The power of words: a reflection on homophobia at Horace Mann

Allison DeRose

As a bisexual female, I have never been apologetic about my identity. I have always been loud and confidently myself. Unfortunately, I found being myself could get me into trouble at Horace Mann.

I will never forget the day a male student in my grade approached me in the library. “Have you ever gone down on a girl?” Those were the first words he spoke to me. Speechless, I glanced up at him. I am always ready with a joke or a light-hearted comeback, but he managed to leave me at a loss for words. I looked at this classmate in disbelief. He spoke again, “Have you ever made out with [female queer friend]?”

I did not respond immediately and he asked his question again. Once he realized I was not going to give him the answers he wanted, he laughed and walked away. It was funny for him. I felt disgusted, unsafe, and uncomfortable. 

I was terrified to tell anyone about the encounter. I assumed he would get away with it. It wasn’t that I didn’t have teachers to confide in; I had plenty. However, many of the faculty members saw him as a “good kid.” I thought the school would probably make me sit in an office, forcing an apology out of him. And after that? He and his friends would probably shoot me dirty looks in the hallways. They would probably call me a homophobic slur over a text group chat. I was scared of what would happen to me. How would the rest of the school see me? When I told another classmate what happened, he looked at me and simply stated, “That’s just the way [boy’s name] is. Getting him in trouble his senior year could really negatively impact his college acceptances.” 

I never felt comfortable around either of them again. 

Although I acknowledge that the culture of Horace Mann is slowly changing and improving, too often during my time at Horace Mann, I felt that the voices of female-identifying persons, LGBTQ+ individuals, and people of color were suppressed. This culture was inescapable for me. In looking back at this moment, I regret putting his reputation before my own comfort. I regret never speaking up or reaching out to a faculty member. If I had heard of more people speaking up about behaviors like this, I would’ve felt more comfortable speaking out about my own experiences.

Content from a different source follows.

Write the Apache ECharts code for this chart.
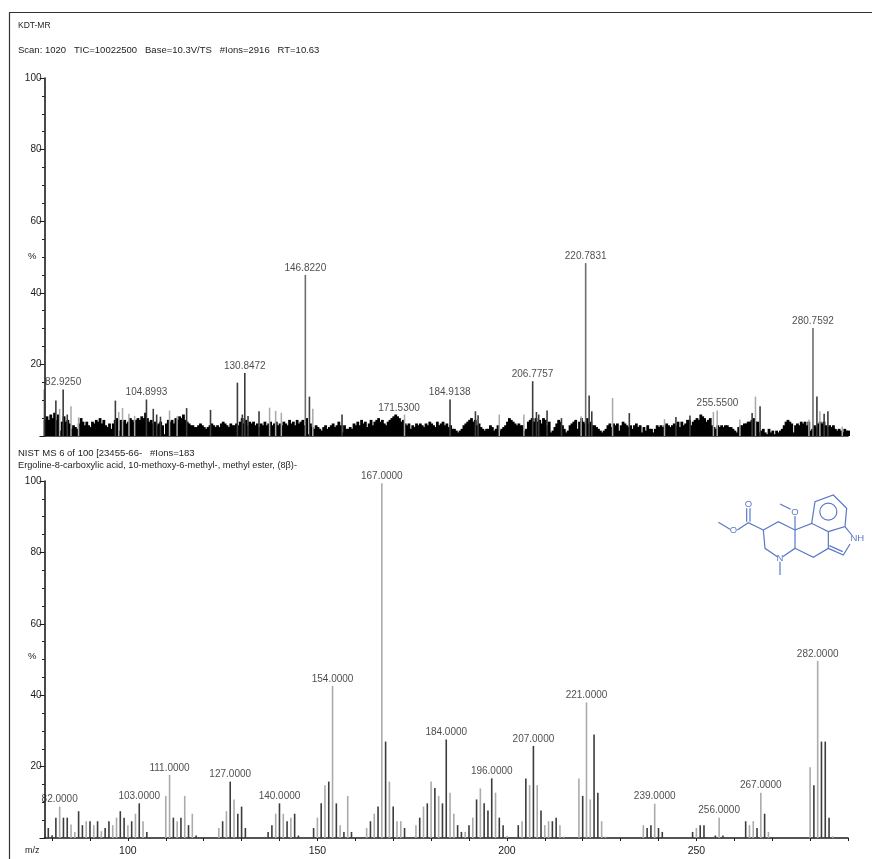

In college, I have found ways to avoid this discriminatory treatment as much as possible. It is easier to stay away from those who make you uncomfortable in a university of 7,000 undergraduate students. At Horace Mann, I interacted with everyone in my grade. I felt pressure to be polite to all my classmates, even the ones that treated me as lesser. This is not to say I haven’t experienced discriminatory treatment outside of Horace Mann or in college. My relationship with my freshman roommate degraded pretty quickly after I put a pride sticker on the wall in our room. I came back one night to hear her tell her parents on the phone that she “no longer felt safe in her own dorm room.” 

My negative experiences at Horace Mann did not ruin the education I received or negate my enjoyment of my time at the school. I will always be grateful for my amazing teachers. I will always appreciate the lasting friendships I formed. But I will never forget the disgusting comments I endured. Those moments from my high school experience illuminate the many levels of failure on the part of the Horace Mann community. They demonstrate the lack of acceptance within the community to educate students about sexual harassment. The school allowed a culture to persist in which I believed speaking out would present with more harm than good.

I think the main sentiment within the Horace Mann community tends to be one of tolerance rather than acceptance and mutual respect, specifically in regards to the LGBTQ+ community. Though people will ‘tolerate’ or ‘put up with’ LGBTQ+ students, I never felt that I was treated as an equal. The comments I received about my sexuality and my relationships were not of the same nature as those of ‘common high school culture.’

It is not a culture unique to Horace Mann, but it is one that needs to change.